Notes and Observations
Youth Leaning on Chair (11 x 15)
(reverse of Fan-shaped Landscape)
The Huck Finn-like character in this study invites comparison with the “egg boy”
featured in Homer’s 1873 Gloucester watercolor How Many Eggs?. While
both works appear to be immediate and from life, the latter is a brightly-finished
composition suitable for exhibition, the former an unconventional portrait study.

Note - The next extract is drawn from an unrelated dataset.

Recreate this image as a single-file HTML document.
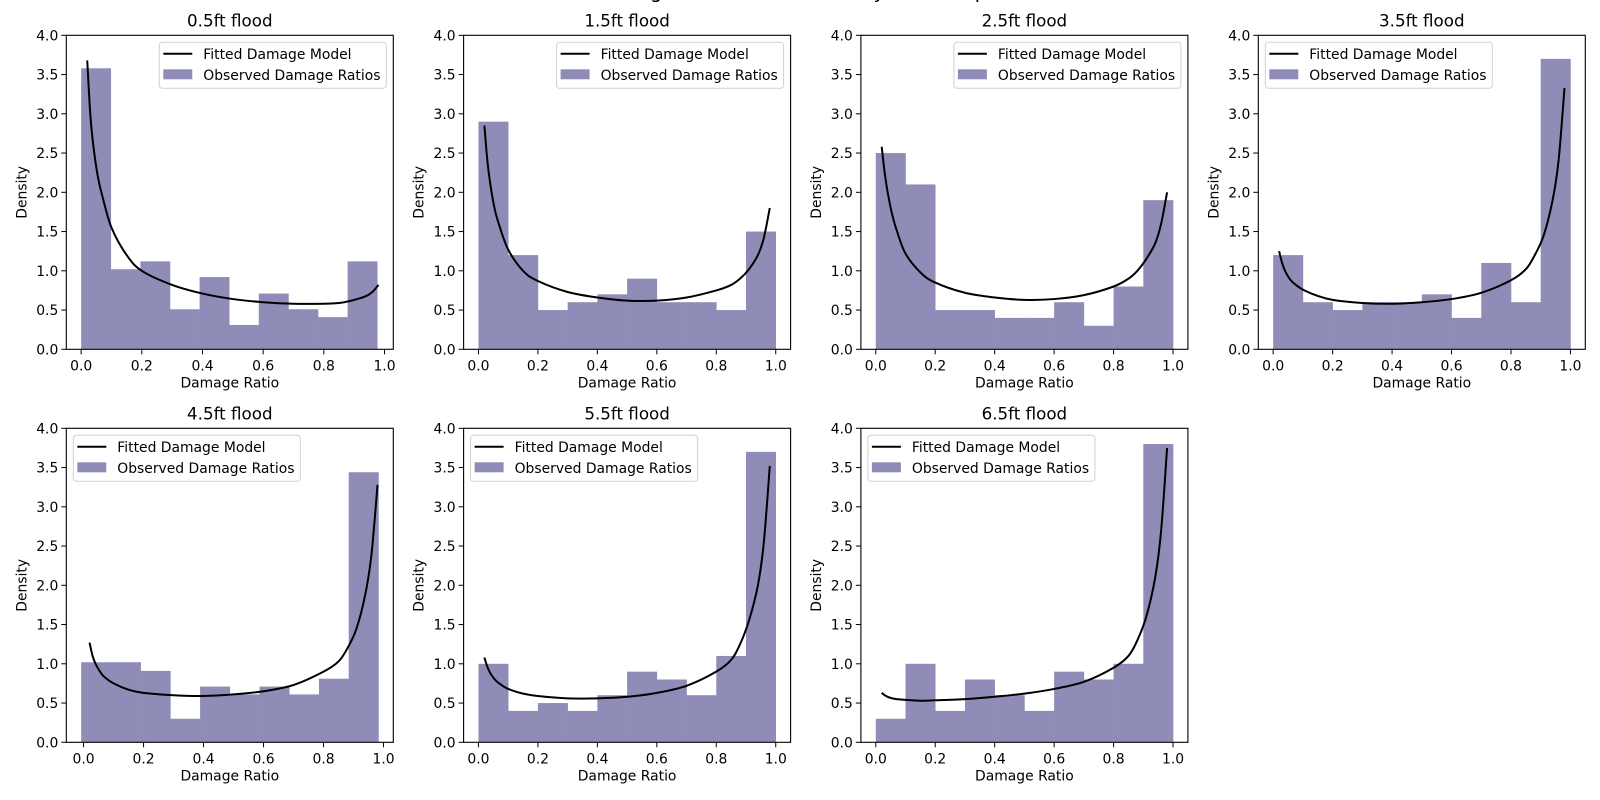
<!DOCTYPE html>
<html><head><meta charset="utf-8"><style>
html,body{margin:0;padding:0;background:#fff;}
svg{display:block;font-family:"DejaVu Sans","Liberation Sans",sans-serif;}
</style></head><body>
<svg id="fig" width="1600" height="800" viewBox="0 0 1600 800">
<text x="800" y="-2" text-anchor="middle" font-size="19">Damage Ratio Distributions by Flood Depth</text>
</svg>
<script>
const titles = ["0.5ft flood","1.5ft flood","2.5ft flood","3.5ft flood","4.5ft flood","5.5ft flood","6.5ft flood"];
const binStart = [0,0,0,0,-0.008,0,0];
const binEnd = [0.976,1,1,1,0.983,1,1];
const hist1 = [3.58,1.02,1.12,0.51,0.92,0.31,0.71,0.51,0.41,1.12];
const hist2 = [2.9,1.2,0.5,0.6,0.7,0.9,0.6,0.6,0.5,1.5];
const hist3 = [2.5,2.1,0.5,0.5,0.4,0.4,0.6,0.3,0.8,1.9];
const hist4 = [1.2,0.6,0.5,0.6,0.6,0.7,0.4,1.1,0.6,3.7];
const hist5 = [1.02,1.02,0.91,0.3,0.71,0.61,0.71,0.61,0.81,3.44];
const hist6 = [1.0,0.4,0.5,0.4,0.6,0.9,0.8,0.6,1.1,3.7];
const hist7 = [0.3,1.0,0.4,0.8,0.6,0.4,0.9,0.8,1.0,3.8];
const curveX = [0.02,0.03,0.04,0.055,0.07,0.1,0.15,0.2,0.3,0.4,0.5,0.6,0.7,0.8,0.85,0.88,0.91,0.94,0.96,0.98];
const curve1 = [3.68,3.0,2.6,2.2,1.95,1.55,1.2,1.0,0.82,0.71,0.64,0.6,0.58,0.58,0.59,0.61,0.64,0.68,0.73,0.82];
const curve2 = [2.85,2.4,2.1,1.78,1.58,1.27,1.0,0.87,0.73,0.66,0.62,0.62,0.66,0.75,0.82,0.9,1.02,1.2,1.42,1.8];
const curve3 = [2.58,2.25,2.0,1.72,1.52,1.22,0.98,0.85,0.72,0.66,0.63,0.64,0.69,0.8,0.9,1.0,1.15,1.35,1.6,2.0];
const curve4 = [1.25,1.1,1.0,0.9,0.84,0.76,0.68,0.63,0.59,0.58,0.6,0.64,0.72,0.88,1.02,1.2,1.45,1.9,2.4,3.33];
const curve5 = [1.27,1.1,1.0,0.9,0.83,0.75,0.67,0.63,0.6,0.59,0.61,0.65,0.73,0.9,1.03,1.2,1.45,1.9,2.4,3.28];
const curve6 = [1.08,0.96,0.88,0.8,0.75,0.68,0.62,0.59,0.56,0.56,0.58,0.63,0.72,0.9,1.05,1.25,1.55,2.0,2.55,3.52];
const curve7 = [0.63,0.6,0.58,0.56,0.55,0.54,0.53,0.535,0.55,0.58,0.62,0.68,0.77,0.95,1.1,1.3,1.6,2.1,2.7,3.75];
const xTicks = [0,0.2,0.4,0.6,0.8,1.0];
const yTicks = [0,0.5,1.0,1.5,2.0,2.5,3.0,3.5,4.0];
const legendRight = [true,true,true,false,false,false,false];

const hists=[hist1,hist2,hist3,hist4,hist5,hist6,hist7];
const curves=[curve1,curve2,curve3,curve4,curve5,curve6,curve7];
const NS="http://www.w3.org/2000/svg";
const fig=document.getElementById('fig');
function mk(tag,attrs,parent,text){const e=document.createElementNS(NS,tag);for(const k in attrs)e.setAttribute(k,attrs[k]);if(text!==undefined)e.textContent=text;(parent||fig).appendChild(e);return e;}
const lefts=[66.3,463.6,860.9,1258.3], tops=[35.3,428.3], W=327, H=314;
for(let p=0;p<7;p++){
  const L=lefts[p%4], T=tops[Math.floor(p/4)];
  const g=mk('g',{});
  
  
  const dmin=Math.min(binStart[p],curveX[0]), dmax=Math.max(binEnd[p],curveX[curveX.length-1]);
  const m=0.05*(dmax-dmin), x0l=dmin-m, x1l=dmax+m;
  const xs=v=>L+(v-x0l)/(x1l-x0l)*W, ys=v=>T+H-v/4*H;
  const h=hists[p], n=h.length, bw=(binEnd[p]-binStart[p])/n;
  for(let i=0;i<n;i++){
    const a=xs(binStart[p]+i*bw), b=xs(binStart[p]+(i+1)*bw);
    const r=mk('rect',{x:a,y:ys(h[i]),width:b-a+0.3,height:ys(0)-ys(h[i]),fill:'#8f8db7'},g);
    
    
  }
  const c=curves[p];
  const pts=curveX.map((x,i)=>[xs(x),ys(c[i])]);
  let d='M'+pts[0][0]+','+pts[0][1];
  for(let i=0;i<pts.length-1;i++){
    const p0=pts[Math.max(0,i-1)],p1=pts[i],p2=pts[i+1],p3=pts[Math.min(pts.length-1,i+2)];
    d+=' C'+(p1[0]+(p2[0]-p0[0])/6)+','+(p1[1]+(p2[1]-p0[1])/6)+' '+(p2[0]-(p3[0]-p1[0])/6)+','+(p2[1]-(p3[1]-p1[1])/6)+' '+p2[0]+','+p2[1];
  }
  const pl=mk('path',{d:d,fill:'none',stroke:'#000','stroke-width':2},g);
  
  
  const fr=mk('rect',{x:L,y:T,width:W,height:H,fill:'none',stroke:'#000','stroke-width':1.1},g);
  
  
  xTicks.forEach(v=>{
    mk('line',{x1:xs(v),x2:xs(v),y1:T+H,y2:T+H+5,stroke:'#000'},g);
    const t=mk('text',{x:xs(v),y:T+H+21,'text-anchor':'middle','font-size':13.9},g,v.toFixed(1));
    
    
  });
  yTicks.forEach(v=>{
    mk('line',{x1:L-5,x2:L,y1:ys(v),y2:ys(v),stroke:'#000'},g);
    const t=mk('text',{x:L-8,y:ys(v)+5,'text-anchor':'end','font-size':13.9},g,v.toFixed(1));
    
    
  });
  const xl=mk('text',{x:L+W/2,y:T+H+38,'text-anchor':'middle','font-size':13.9},g,'Damage Ratio');
  
  
  const yl=mk('text',{x:0,y:0,'text-anchor':'middle','font-size':13.9,transform:'translate('+(L-40)+','+(T+H/2)+') rotate(-90)'},g,'Density');
  
  
  const tt=mk('text',{x:L+W/2,y:T-9,'text-anchor':'middle','font-size':16.7},g,titles[p]);
  
  
  const lw=227, lh=46, lx=legendRight[p]?L+W-lw-7:L+7, ly=T+7;
  const lg=mk('g',{},g);
  
  
  mk('rect',{x:lx,y:ly,width:lw,height:lh,rx:3,fill:'#fff','fill-opacity':0.8,stroke:'#d0d0d0'},lg);
  mk('line',{x1:lx+4,x2:lx+33,y1:ly+11.5,y2:ly+11.5,stroke:'#000','stroke-width':2},lg);
  mk('text',{x:lx+44,y:ly+16.5,'font-size':13.9},lg,'Fitted Damage Model');
  mk('rect',{x:lx+4,y:ly+27,width:29,height:10,fill:'#8f8db7'},lg);
  mk('text',{x:lx+44,y:ly+37.5,'font-size':13.9},lg,'Observed Damage Ratios');
}
</script>
</body></html>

His garments hang with apt consistency; well balanced tonal gradations
capture the muddied, workman-like outfit which marks him as a fisher boy
or wharf hand, many of whom were Gloucester-Portuguese. The requested pose combined
with a rather challenging gaze returned directly to the viewer leaves the viewer
guessing – itself a recurring element in Homer’s often
enigmatic non-narratives. And a not-so-minor detail, at the foot of his own shadow,
observe the fisher boy’s singularly translucent big toenail.
Author/critic Adam Gopnik (The New Yorker magazine, 10-31-05) references an
MMA exhibition-catalog essay by Albert Ten Eyck Gardner which enumerates as among the
elements of Homer's mature style his "appetite for the isolated figure, the search
for truth of pose even at the price of obvious grace, the love of aberrant
perspectives," and "the marriage of sharp observation and decorative patterning."
Finally, Homer liked to reward the observant viewer: note the fisher boy’s crimson
daub suspender clips, and even better, his well-worn fedora - a painting in itself.